→ ENTRIES SHOWN:

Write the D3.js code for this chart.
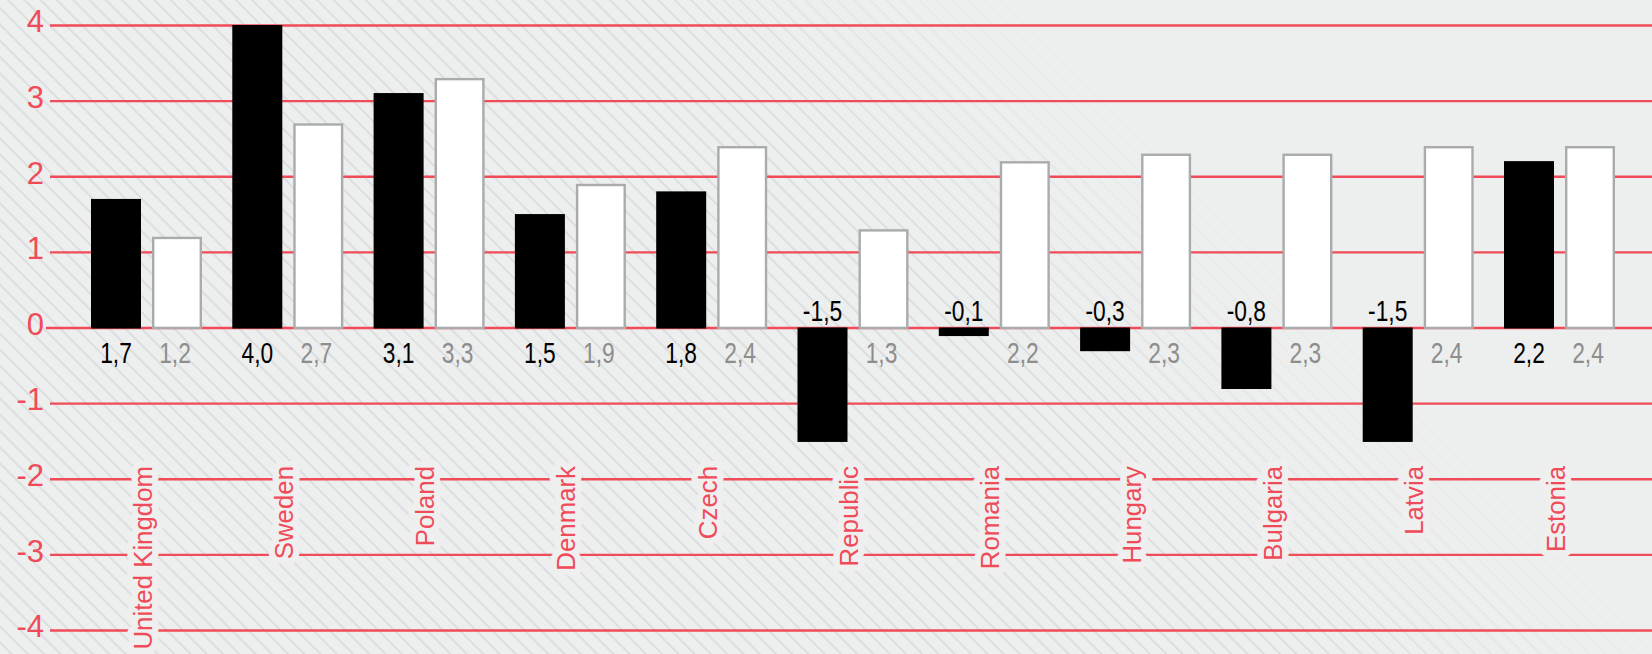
<!DOCTYPE html>
<html>
<head>
<meta charset="utf-8">
<script src="https://cdn.jsdelivr.net/npm/d3@7/dist/d3.min.js"></script>
<style>
  html, body { margin: 0; padding: 0; background: #edeeee; }
  svg { display: block; }
  text { font-family: "Liberation Sans", Arial, sans-serif; }
</style>
</head>
<body>
<svg id="chart" width="1652" height="654"></svg>
<script>
// Category labels along the bottom
const categories = ["United Kingdom", "Sweden", "Poland", "Denmark", "Czech", "Republic",
                    "Romania", "Hungary", "Bulgaria", "Latvia", "Estonia"];
// First series (black bars)
const seriesBlack = [1.7, 4.0, 3.1, 1.5, 1.8, -1.5, -0.1, -0.3, -0.8, -1.5, 2.2];
// Second series (white bars)
const seriesWhite = [1.2, 2.7, 3.3, 1.9, 2.4, 1.3, 2.2, 2.3, 2.3, 2.4, 2.4];
// Value axis ticks
const yTicks = [4, 3, 2, 1, 0, -1, -2, -3, -4];

const W = 1652, H = 654;
const RED = "#ef4b59", BG = "#edeeee";

const locale = d3.formatLocale({ decimal: ",", thousands: ".", grouping: [3], currency: ["", ""], minus: "-" });
const fmtVal = locale.format(".1f");
const fmtTick = locale.format("d");

const svg = d3.select("#chart");
const defs = svg.append("defs");

// diagonal hatch, fading towards the upper right
const HS = 11.5;
const pat = defs.append("pattern")
  .attr("id", "hatch").attr("patternUnits", "userSpaceOnUse")
  .attr("width", HS).attr("height", HS)
  .attr("patternTransform", "rotate(45)");
pat.append("line").attr("x1", 0).attr("x2", HS).attr("y1", HS / 2).attr("y2", HS / 2)
  .attr("stroke", "#dcdddf").attr("stroke-width", 1.9);

const grad = defs.append("linearGradient").attr("id", "fade")
  .attr("gradientUnits", "userSpaceOnUse")
  .attr("x1", 330).attr("y1", -330).attr("x2", 510).attr("y2", -510);
grad.append("stop").attr("offset", 0).attr("stop-color", "#fff");
grad.append("stop").attr("offset", 1).attr("stop-color", "#000");
defs.append("mask").attr("id", "fadeMask").attr("maskUnits", "userSpaceOnUse")
  .attr("x", 0).attr("y", 0).attr("width", W).attr("height", H)
  .append("rect").attr("width", W).attr("height", H).attr("fill", "url(#fade)");

svg.append("rect").attr("width", W).attr("height", H).attr("fill", BG);
svg.append("rect").attr("width", W).attr("height", H)
  .attr("fill", "url(#hatch)").attr("mask", "url(#fadeMask)");

// scales
const y = d3.scaleLinear().domain([-4, 4]).range([630, 25]);
const x0 = d3.scaleBand().domain(categories).range([75.85, 1630.15])
  .paddingInner(0.2144).paddingOuter(0.1072);
const x1 = d3.scaleBand().domain(["black", "white"]).range([0, x0.bandwidth()])
  .paddingInner(11 / 61).paddingOuter(0);

// value axis with full-width gridlines
const axisX = 50;
const yAxis = d3.axisLeft(y).tickValues(yTicks).tickFormat(fmtTick)
  .tickSize(-(W - axisX)).tickPadding(6);
const gAxis = svg.append("g").attr("transform", `translate(${axisX},0)`).call(yAxis);
gAxis.select(".domain").remove();
gAxis.selectAll(".tick line").attr("stroke", RED).attr("stroke-width", 2.4)
  .attr("x1", d => d === 0 ? -4 : 0);
gAxis.selectAll(".tick text")
  .attr("fill", RED).attr("font-size", 31).attr("dy", "0.22em")
  .style("font-family", '"Liberation Sans", Arial, sans-serif');

const rows = categories.map((c, i) => ({ c, black: seriesBlack[i], white: seriesWhite[i] }));

const groups = svg.append("g").selectAll("g").data(rows).join("g")
  .attr("transform", d => `translate(${x0(d.c)},0)`);

// black bars
groups.append("rect")
  .attr("x", x1("black")).attr("width", x1.bandwidth())
  .attr("y", d => Math.min(y(d.black), y(0)))
  .attr("height", d => Math.abs(y(d.black) - y(0)) + 1)
  .attr("fill", "#000");

// white bars with grey outline
groups.append("rect")
  .attr("x", x1("white") + 1.2).attr("width", x1.bandwidth() - 2.4)
  .attr("y", d => y(d.white) + 1.2)
  .attr("height", d => y(0) - y(d.white) - 0.8)
  .attr("fill", "#fff").attr("stroke", "#a9abad").attr("stroke-width", 2.4);

// value labels (condensed)
groups.append("text")
  .attr("transform", d => `translate(${x1("black") + x1.bandwidth() / 2},${d.black < 0 ? y(0) - 7 : y(0) + 35}) scale(0.76,1)`)
  .attr("text-anchor", "middle").attr("font-size", 30).attr("fill", "#000")
  .text(d => fmtVal(d.black));
groups.append("text")
  .attr("transform", d => `translate(${x1("white") + x1.bandwidth() / 2 - 2},${y(0) + 35}) scale(0.76,1)`)
  .attr("text-anchor", "middle").attr("font-size", 30).attr("fill", "#8d8d8d")
  .text(d => fmtVal(d.white));

// rotated category labels with a soft halo
groups.append("text")
  .attr("transform", d => `translate(${x0.bandwidth() / 2 + 5},466) rotate(-90)`)
  .attr("text-anchor", "end").attr("font-size", 25.8)
  .attr("fill", RED).attr("stroke", "#efefef").attr("stroke-width", 13)
  .attr("stroke-linejoin", "round").attr("paint-order", "stroke")
  .text(d => d.c);
</script>
</body>
</html>
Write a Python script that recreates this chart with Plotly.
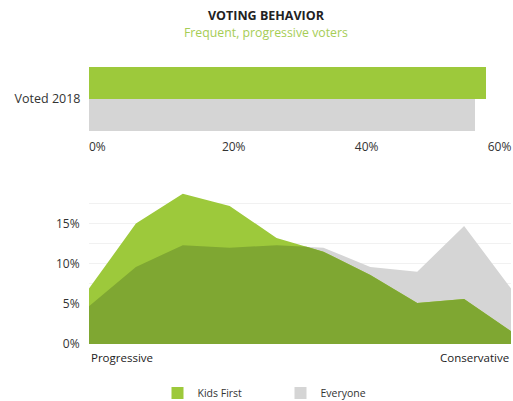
import plotly.graph_objects as go

# Voting share (%)
bar_category = ["Voted 2018"]
kids_first_voted = [59.8]
everyone_voted = [58.1]

# Ideology distribution (%), progressive -> conservative
ideology_steps = list(range(10))
kids_first_dist = [6.9, 15.0, 18.7, 17.2, 13.2, 11.5, 8.6, 5.1, 5.6, 1.6]
everyone_dist = [4.7, 9.6, 12.3, 12.0, 12.3, 12.0, 9.6, 9.0, 14.7, 6.9]

bar_ticks = [0, 20, 40, 60]
area_ticks = [0, 2.5, 5, 7.5, 10, 12.5, 15, 17.5]
area_ticktext = ["0%", "", "5%", "", "10%", "", "15%", ""]

GREEN = "#9dc93b"
DARK_GREEN = "#7fa732"
GREY = "#d5d5d5"
FONT = "Open Sans"

L_MARGIN, R_MARGIN = 89, 2
PLOT_W = 513 - L_MARGIN - R_MARGIN


def px_x(p):
    return (p - L_MARGIN) / PLOT_W


def px_y(p):
    return 1 - p / 401


# Overlap of the two distributions: pointwise minimum with crossings inserted
ov_x, ov_y = [], []
for i in range(len(ideology_steps)):
    a, b = kids_first_dist[i], everyone_dist[i]
    ov_x.append(ideology_steps[i])
    ov_y.append(min(a, b))
    if i + 1 < len(ideology_steps):
        a2, b2 = kids_first_dist[i + 1], everyone_dist[i + 1]
        d1, d2 = a - b, a2 - b2
        if d1 * d2 < 0:
            t = d1 / (d1 - d2)
            ov_x.append(ideology_steps[i] + t)
            ov_y.append(a + t * (a2 - a))

fig = go.Figure()

# Horizontal bars (Everyone first so it sits below)
fig.add_trace(go.Bar(
    y=bar_category, x=everyone_voted, orientation="h", name="Everyone",
    marker=dict(color=GREY, line=dict(width=0)), xaxis="x", yaxis="y",
    legendrank=2, hoverinfo="skip"))
fig.add_trace(go.Bar(
    y=bar_category, x=kids_first_voted, orientation="h", name="Kids First",
    marker=dict(color=GREEN, line=dict(width=0)), xaxis="x", yaxis="y",
    legendrank=1, hoverinfo="skip"))

# Area distributions
fig.add_trace(go.Scatter(
    x=ideology_steps, y=everyone_dist, fill="tozeroy", mode="none",
    fillcolor=GREY, showlegend=False, xaxis="x2", yaxis="y2", hoverinfo="skip"))
fig.add_trace(go.Scatter(
    x=ideology_steps, y=kids_first_dist, fill="tozeroy", mode="none",
    fillcolor=GREEN, showlegend=False, xaxis="x2", yaxis="y2", hoverinfo="skip"))
fig.add_trace(go.Scatter(
    x=ov_x, y=ov_y, fill="tozeroy", mode="none",
    fillcolor=DARK_GREEN, showlegend=False, xaxis="x2", yaxis="y2", hoverinfo="skip"))

fig.update_layout(
    width=513, height=401,
    margin=dict(l=L_MARGIN, r=R_MARGIN, t=0, b=0, autoexpand=False),
    paper_bgcolor="white", plot_bgcolor="white",
    font=dict(family=FONT, size=12, color="#333333"),
    barmode="group", bargap=0, bargroupgap=0,
    xaxis=dict(domain=[0, px_x(487.7)], range=[0, 60], tickvals=bar_ticks,
               ticktext=[f"{v}%" for v in bar_ticks], showgrid=False,
               zeroline=False, showline=False, ticks="",
               ticklabelstandoff=7, ticklabelposition="outside right",
               anchor="y", fixedrange=True, automargin=False),
    yaxis=dict(domain=[px_y(131), px_y(66.7)], range=[-0.5, 0.5],
               showgrid=False, zeroline=False, ticks="outside", ticklen=5,
               tickcolor="rgba(0,0,0,0)", anchor="x", automargin=False,
               tickfont=dict(size=12.5)),
    xaxis2=dict(domain=[0, 1], range=[0, 9], showticklabels=False,
                showgrid=False, zeroline=False, showline=False, anchor="y2",
                automargin=False),
    yaxis2=dict(domain=[px_y(344), px_y(183.4)], range=[0, 20],
                tickvals=area_ticks, ticktext=area_ticktext,
                showgrid=True, gridcolor="#f1f1f1", gridwidth=1,
                zeroline=False, ticks="outside", ticklen=6,
                tickcolor="rgba(0,0,0,0)", anchor="x2", automargin=False),
    legend=dict(orientation="h", x=px_x(157.5), xanchor="left", y=px_y(393),
                yanchor="middle", font=dict(size=10.5, color="#333333"),
                entrywidth=78, entrywidthmode="pixels",
                traceorder="normal"),
    annotations=[
        dict(text="<b>VOTING BEHAVIOR</b>", x=px_x(266), xref="paper",
             y=px_y(16), yref="paper", showarrow=False,
             font=dict(size=12.5, color="#222222"),
             xanchor="center", yanchor="middle"),
        dict(text="Frequent, progressive voters", x=px_x(266), xref="paper",
             y=px_y(32), yref="paper", showarrow=False,
             font=dict(size=12.3, color="#a6cd55"), xanchor="center",
             yanchor="middle"),
        dict(text="Progressive", x=0, xref="x2", y=px_y(357), yref="paper",
             showarrow=False, xanchor="left", yanchor="middle",
             font=dict(size=11.5, color="#222222")),
        dict(text="Conservative", x=9, xref="x2", y=px_y(357), yref="paper",
             showarrow=False, xanchor="right", yanchor="middle",
             font=dict(size=11.5, color="#222222")),
    ],
)

fig.write_html("out.html")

→ TASK DETAILS: Write out every line of the listing that holds the word "with".

→ WRITTEN SOLUTION:
// value axis with full-width gridlines
// white bars with grey outline
// rotated category labels with a soft halo
Write a Python script that recreates this chart with Plotly.
# Overlap of the two distributions: pointwise minimum with crossings inserted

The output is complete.